One of the arguments used by the “agricultural industrialists” is that it is only through intensification that we will be able to feed an expanded world population. But even without significant investment, and often in the face of official disapproval, improved organic practices have increased yields and outputs dramatically. A recent UN-FAO study revealed that in Bolivia potato yields went up from four to fifteen tonnes per hectare. In Cuba, the vegetable yields of organic urban gardens almost doubled. In Ethiopia, which twenty years ago suffered appalling famine, sweet potato yields went up from six to thirty tonnes per hectare. In Kenya, maize yields increased from two-and-a-quarter to nine tonnes per hectare. And in Pakistan, mango yields have gone up from seven-and-a-half to twenty-two tonnes per hectare.
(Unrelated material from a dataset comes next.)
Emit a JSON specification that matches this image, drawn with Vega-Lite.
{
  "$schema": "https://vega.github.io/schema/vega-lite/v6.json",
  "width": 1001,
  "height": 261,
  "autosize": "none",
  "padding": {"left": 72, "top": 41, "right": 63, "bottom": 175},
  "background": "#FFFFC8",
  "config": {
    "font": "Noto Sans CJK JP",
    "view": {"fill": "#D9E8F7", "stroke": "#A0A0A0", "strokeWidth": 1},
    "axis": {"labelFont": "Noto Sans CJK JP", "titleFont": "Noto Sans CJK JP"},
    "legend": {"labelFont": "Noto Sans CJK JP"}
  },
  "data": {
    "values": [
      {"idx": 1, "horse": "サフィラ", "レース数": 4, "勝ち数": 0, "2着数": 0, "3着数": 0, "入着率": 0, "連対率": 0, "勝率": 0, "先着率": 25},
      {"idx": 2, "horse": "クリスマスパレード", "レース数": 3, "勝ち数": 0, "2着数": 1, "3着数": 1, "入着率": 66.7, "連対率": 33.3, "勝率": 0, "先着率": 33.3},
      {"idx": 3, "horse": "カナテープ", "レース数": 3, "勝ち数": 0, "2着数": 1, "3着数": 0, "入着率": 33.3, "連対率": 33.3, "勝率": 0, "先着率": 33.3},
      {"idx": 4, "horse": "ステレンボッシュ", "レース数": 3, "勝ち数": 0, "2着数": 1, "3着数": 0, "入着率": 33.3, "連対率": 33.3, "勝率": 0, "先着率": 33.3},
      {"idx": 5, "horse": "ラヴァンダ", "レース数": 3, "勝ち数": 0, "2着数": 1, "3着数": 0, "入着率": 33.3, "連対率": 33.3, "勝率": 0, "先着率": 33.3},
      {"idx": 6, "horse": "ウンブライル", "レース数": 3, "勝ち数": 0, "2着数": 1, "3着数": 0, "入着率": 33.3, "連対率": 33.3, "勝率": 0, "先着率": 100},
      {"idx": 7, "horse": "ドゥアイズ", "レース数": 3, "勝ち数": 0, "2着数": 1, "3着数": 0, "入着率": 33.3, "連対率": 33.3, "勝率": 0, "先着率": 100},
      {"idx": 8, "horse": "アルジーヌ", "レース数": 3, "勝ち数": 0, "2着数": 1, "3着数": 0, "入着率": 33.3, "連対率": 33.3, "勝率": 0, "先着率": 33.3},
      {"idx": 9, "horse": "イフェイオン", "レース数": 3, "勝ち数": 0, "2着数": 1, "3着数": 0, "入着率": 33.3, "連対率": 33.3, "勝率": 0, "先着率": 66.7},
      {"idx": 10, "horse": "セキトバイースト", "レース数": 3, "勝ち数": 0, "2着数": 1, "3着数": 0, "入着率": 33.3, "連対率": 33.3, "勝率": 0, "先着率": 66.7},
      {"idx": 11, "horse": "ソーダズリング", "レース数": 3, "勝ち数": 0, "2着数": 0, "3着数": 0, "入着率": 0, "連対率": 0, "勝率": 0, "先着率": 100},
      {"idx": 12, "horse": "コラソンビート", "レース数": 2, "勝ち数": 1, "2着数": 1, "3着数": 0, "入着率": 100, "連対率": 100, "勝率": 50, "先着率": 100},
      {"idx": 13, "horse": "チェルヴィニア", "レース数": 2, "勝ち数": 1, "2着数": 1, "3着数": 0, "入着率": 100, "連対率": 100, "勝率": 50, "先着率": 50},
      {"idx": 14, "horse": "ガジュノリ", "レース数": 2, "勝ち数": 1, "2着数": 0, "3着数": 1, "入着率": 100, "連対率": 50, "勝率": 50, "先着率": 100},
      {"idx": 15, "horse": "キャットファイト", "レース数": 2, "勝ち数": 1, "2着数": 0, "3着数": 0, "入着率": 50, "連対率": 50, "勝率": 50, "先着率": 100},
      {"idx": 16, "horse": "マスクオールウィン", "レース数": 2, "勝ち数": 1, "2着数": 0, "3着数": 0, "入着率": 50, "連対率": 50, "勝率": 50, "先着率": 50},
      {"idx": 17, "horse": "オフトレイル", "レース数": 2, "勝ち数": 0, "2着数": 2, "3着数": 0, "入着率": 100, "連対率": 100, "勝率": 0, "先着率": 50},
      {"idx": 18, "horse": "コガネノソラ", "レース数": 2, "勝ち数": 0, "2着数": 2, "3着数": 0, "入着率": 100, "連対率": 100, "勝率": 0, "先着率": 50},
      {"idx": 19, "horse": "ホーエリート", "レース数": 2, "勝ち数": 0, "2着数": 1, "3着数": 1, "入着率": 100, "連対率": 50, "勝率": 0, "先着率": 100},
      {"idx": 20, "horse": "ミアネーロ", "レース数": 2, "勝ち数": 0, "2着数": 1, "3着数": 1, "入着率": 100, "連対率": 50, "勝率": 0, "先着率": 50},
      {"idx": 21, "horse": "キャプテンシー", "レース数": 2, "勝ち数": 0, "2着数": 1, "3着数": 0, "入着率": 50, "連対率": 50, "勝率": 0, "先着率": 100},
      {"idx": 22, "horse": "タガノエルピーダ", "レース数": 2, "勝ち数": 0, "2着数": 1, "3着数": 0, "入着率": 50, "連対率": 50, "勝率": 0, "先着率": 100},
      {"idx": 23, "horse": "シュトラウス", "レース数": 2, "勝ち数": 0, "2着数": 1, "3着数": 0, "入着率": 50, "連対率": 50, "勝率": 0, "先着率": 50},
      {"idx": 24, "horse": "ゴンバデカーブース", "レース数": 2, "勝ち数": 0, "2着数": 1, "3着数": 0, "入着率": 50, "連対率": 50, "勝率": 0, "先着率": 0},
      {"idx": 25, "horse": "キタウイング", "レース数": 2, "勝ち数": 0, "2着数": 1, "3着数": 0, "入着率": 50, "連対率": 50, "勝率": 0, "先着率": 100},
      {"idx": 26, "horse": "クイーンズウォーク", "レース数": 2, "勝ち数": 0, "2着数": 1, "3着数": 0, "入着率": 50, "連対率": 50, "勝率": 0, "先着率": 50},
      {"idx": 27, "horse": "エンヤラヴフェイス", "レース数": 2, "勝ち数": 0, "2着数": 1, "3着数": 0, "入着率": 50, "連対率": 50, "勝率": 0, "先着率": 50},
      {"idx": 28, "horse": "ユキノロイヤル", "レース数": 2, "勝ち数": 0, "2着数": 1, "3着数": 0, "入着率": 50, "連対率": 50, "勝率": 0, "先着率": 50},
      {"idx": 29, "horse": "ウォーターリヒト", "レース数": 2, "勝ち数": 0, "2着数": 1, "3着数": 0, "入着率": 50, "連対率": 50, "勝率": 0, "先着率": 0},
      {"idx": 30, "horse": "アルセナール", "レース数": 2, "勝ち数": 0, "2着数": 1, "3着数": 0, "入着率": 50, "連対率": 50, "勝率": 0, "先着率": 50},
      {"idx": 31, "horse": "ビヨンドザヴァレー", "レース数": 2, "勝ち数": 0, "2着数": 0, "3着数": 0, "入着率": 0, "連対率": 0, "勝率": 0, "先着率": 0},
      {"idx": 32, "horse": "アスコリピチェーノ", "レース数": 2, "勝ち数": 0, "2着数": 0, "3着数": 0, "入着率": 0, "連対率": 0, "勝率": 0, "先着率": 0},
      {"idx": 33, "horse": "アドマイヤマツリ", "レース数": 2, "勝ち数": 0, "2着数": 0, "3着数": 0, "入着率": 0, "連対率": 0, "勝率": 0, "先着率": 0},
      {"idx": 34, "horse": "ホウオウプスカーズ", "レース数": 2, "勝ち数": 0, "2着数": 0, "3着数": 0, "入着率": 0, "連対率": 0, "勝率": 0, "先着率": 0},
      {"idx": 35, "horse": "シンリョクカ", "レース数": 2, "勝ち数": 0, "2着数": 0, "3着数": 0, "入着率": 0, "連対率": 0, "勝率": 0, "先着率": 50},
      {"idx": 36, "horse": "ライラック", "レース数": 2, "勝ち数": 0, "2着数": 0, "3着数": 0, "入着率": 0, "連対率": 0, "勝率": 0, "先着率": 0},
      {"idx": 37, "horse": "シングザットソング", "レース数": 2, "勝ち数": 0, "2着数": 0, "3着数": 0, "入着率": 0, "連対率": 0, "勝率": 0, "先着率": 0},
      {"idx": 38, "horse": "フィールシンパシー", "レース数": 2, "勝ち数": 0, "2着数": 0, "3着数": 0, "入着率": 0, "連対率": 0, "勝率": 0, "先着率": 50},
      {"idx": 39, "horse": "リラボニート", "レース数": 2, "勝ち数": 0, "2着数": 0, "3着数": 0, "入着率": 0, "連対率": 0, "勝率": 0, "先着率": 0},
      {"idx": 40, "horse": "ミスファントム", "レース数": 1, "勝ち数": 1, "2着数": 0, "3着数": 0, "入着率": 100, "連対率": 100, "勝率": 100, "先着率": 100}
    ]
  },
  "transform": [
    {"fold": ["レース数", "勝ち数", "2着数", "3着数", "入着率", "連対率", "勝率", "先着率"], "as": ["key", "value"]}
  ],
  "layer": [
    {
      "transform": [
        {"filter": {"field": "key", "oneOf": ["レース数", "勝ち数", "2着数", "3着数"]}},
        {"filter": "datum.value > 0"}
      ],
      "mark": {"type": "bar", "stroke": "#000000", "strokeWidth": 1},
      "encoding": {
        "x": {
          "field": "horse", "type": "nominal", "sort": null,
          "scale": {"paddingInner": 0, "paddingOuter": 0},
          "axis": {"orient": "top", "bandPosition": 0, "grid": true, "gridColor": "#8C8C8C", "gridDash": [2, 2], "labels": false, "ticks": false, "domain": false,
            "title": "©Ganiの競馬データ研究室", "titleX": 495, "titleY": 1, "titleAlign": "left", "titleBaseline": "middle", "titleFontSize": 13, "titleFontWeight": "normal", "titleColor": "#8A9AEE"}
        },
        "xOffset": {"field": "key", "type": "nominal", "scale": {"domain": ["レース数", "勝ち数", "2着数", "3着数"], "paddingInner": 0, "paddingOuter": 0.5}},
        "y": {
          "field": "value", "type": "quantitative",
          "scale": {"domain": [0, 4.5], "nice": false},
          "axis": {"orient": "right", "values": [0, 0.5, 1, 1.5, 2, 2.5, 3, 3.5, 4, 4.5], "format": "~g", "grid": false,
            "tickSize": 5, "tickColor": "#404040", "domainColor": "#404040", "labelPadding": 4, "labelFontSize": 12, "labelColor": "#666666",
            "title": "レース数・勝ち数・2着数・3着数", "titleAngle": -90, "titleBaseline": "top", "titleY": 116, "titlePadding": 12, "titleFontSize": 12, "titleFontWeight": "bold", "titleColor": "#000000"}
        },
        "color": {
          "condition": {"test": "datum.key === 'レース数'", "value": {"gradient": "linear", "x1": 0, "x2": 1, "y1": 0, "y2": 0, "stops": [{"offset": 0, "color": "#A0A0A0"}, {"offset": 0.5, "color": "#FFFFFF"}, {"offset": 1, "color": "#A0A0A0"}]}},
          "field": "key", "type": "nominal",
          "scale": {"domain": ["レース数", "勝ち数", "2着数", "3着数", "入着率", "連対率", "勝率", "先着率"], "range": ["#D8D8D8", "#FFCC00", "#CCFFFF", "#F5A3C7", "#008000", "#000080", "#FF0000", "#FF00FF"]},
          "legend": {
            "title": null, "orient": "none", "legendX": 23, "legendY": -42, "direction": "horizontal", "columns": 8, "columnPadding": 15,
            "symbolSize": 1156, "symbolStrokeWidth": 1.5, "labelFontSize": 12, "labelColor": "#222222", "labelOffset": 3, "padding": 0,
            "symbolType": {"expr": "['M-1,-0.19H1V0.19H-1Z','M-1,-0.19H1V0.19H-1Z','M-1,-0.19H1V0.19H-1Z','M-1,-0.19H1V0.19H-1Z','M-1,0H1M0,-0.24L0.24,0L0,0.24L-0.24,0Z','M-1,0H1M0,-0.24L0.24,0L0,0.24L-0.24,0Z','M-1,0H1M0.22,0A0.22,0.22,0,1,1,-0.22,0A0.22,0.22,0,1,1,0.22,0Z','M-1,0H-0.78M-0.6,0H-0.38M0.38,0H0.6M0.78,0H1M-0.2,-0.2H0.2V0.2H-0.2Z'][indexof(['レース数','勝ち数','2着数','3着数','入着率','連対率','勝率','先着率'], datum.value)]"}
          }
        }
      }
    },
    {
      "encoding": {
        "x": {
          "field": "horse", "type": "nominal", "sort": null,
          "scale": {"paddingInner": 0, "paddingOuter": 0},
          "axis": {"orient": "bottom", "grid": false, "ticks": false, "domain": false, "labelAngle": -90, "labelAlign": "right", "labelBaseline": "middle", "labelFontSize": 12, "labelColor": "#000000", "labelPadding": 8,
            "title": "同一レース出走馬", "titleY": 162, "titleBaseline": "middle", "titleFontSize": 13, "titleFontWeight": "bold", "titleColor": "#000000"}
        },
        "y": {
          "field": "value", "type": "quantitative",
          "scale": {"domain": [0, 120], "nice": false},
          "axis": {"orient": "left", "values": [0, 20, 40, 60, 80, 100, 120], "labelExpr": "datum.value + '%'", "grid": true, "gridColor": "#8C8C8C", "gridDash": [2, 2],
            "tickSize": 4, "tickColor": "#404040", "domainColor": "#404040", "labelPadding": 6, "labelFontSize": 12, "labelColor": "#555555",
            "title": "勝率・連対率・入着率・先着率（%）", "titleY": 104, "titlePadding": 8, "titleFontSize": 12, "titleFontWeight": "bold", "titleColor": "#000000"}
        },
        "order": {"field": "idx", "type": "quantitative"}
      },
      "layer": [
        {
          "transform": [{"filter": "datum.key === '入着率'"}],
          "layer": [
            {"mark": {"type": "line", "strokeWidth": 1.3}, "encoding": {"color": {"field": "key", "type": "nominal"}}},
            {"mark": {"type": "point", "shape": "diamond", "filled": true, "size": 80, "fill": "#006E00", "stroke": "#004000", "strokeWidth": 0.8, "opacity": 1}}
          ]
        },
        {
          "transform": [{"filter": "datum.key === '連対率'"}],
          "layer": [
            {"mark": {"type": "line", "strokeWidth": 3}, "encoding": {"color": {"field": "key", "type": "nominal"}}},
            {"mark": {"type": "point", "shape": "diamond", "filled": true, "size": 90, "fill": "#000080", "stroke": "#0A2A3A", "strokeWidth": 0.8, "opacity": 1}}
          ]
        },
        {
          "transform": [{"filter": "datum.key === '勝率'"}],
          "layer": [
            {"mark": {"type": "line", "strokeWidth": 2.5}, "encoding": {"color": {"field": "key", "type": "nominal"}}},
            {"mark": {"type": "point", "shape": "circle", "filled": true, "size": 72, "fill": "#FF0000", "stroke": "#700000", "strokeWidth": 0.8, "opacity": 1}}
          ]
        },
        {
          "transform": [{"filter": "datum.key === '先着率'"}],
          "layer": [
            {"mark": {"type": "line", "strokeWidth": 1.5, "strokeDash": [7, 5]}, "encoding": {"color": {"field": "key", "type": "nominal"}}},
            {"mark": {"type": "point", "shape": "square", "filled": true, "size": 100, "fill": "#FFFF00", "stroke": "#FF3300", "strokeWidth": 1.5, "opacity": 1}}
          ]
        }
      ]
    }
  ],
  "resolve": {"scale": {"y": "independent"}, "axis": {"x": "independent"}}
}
Slow food is traditional food. It is also local – and local cuisine is one of the most important ways we identify with the place and region where we live. It is the same with the buildings in our towns, cities and villages. Well-designed places and buildings that relate to locality and landscape and that put people before cars enhance a sense of community and rootedness. All these things are connected. We no more want to live in anonymous concrete blocks that are just like anywhere else in the world than we want to eat anonymous junk food which can be bought anywhere. At the end of the day, values such as sustainability, community, health and taste are more important than pure convenience. We need to have distinctive and varied places and distinctive and varied food in order to retain our sanity, if nothing else.
The Slow Food Movement is about celebrating the culture of food, and about sharing the extraordinary knowledge – developed over millennia – of the traditions involved with quality food production.